- Location: Kijani, Croatia
- Date: August–September 1995
- Target: Elderly Croatian Serb villagers
- Attack type: Mass killing
- Deaths: 14
- Perpetrators: Croatian Army (HV)

= Kijani killings =

1995 mass killing by the Croatian Army in Kijani, Croatia

The Kijani killings refers to the mass murder of elderly Serb civilians from the village of Kijani near the town of Gračac by members of the Croatian Army (HV) during and following Operation Storm.

==Background==

By March 1991, tensions between Croats and Serbs escalated into the Croatian War of Independence. Following a referendum on independence that was largely boycotted by Croatian Serbs, the Croatian parliament officially adopted independence on 25 June. The Republic of Serb Krajina (RSK) declared its intention to secede from Croatia and join the Republic of Serbia while the Government of the Republic of Croatia declared it a rebellion. Between August 1991 and February 1992, the RSK initiated an ethnic cleansing campaign to drive out the Croat and non-Serb population from RSK-held territory, eventually expelling as many as 250,000 people according to Human Rights Watch.
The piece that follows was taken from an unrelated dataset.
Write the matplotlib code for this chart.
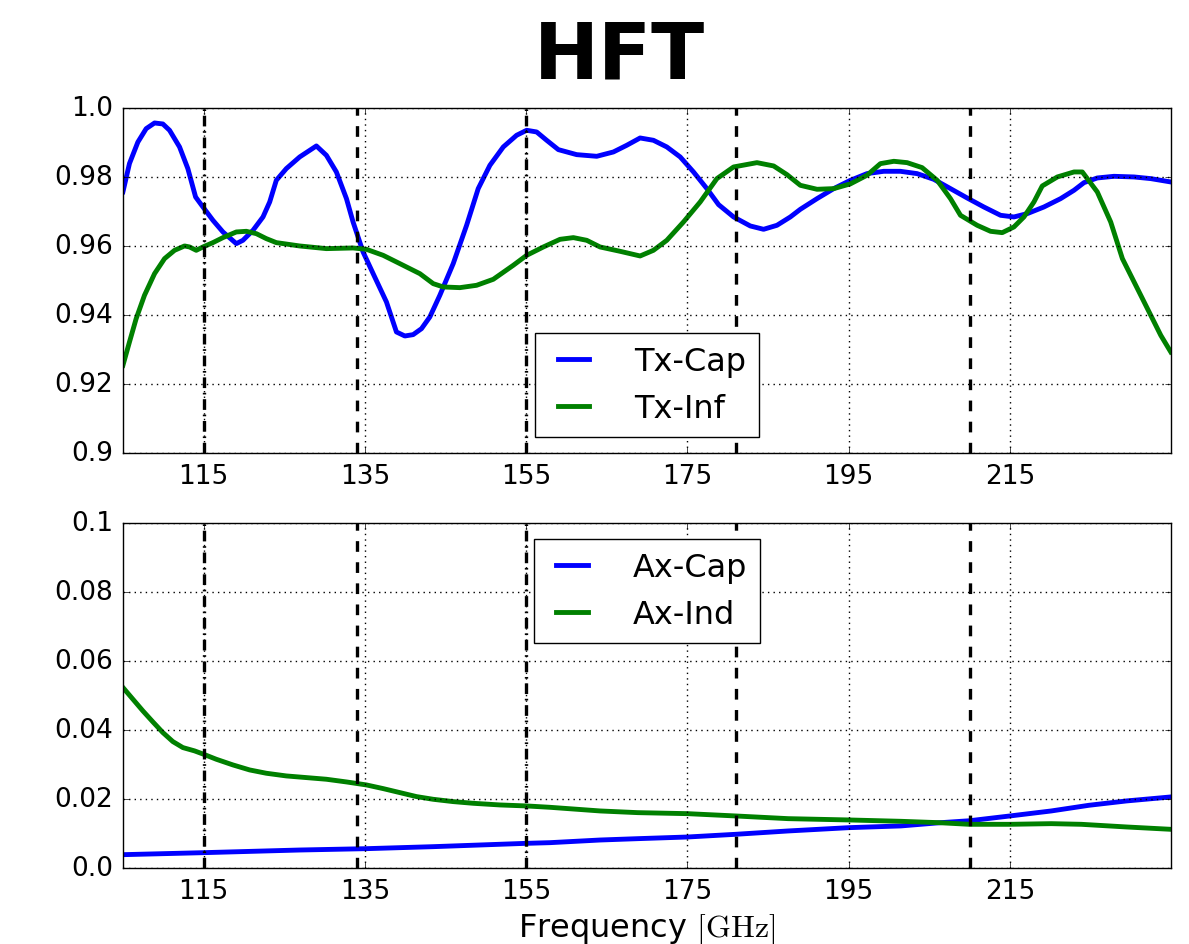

Croatian forces also engaged in ethnic cleansing against Serbs in Eastern and Western Slavonia and parts of the Krajina on a more limited scale. On 4 August 1995, the Croatian Army (HV) launched Operation Storm to retake the Krajina region which was completed successfully by 7 August. The Operation resulted in the exodus of approximately 200,000 Serbs from Krajina while those Serbs who were unable or unwilling to leave their homes, primarily the elderly, were subjected to various crimes. The ICTY puts the number of Serb civilians killed at 324.

==Killings==
According to reports, at least 14 Serb civilians were killed in the village of Kijani near the town of Gračac, in the aftermath of Operation Storm. The victims included nine women. The youngest was 50 years old and the oldest was 90. According to testimonies for the International Court of Justice by villagers who managed to hide in a forest, women were raped and at least one victim was beheaded.

==Trial==
In 2014, Rajko Kričković, an ex-soldier was indicted by Croatia for the murder of three of the civilians. He was accused of shooting 73-year-old Mara Sovilj and her 43-year-old son Radomir, and killing his 45-year-old sister Mira by burning her alive in their house. In 2019, Kričković was found guilty and sentenced to 10 years in prison by the Rijeka County Court in Croatia.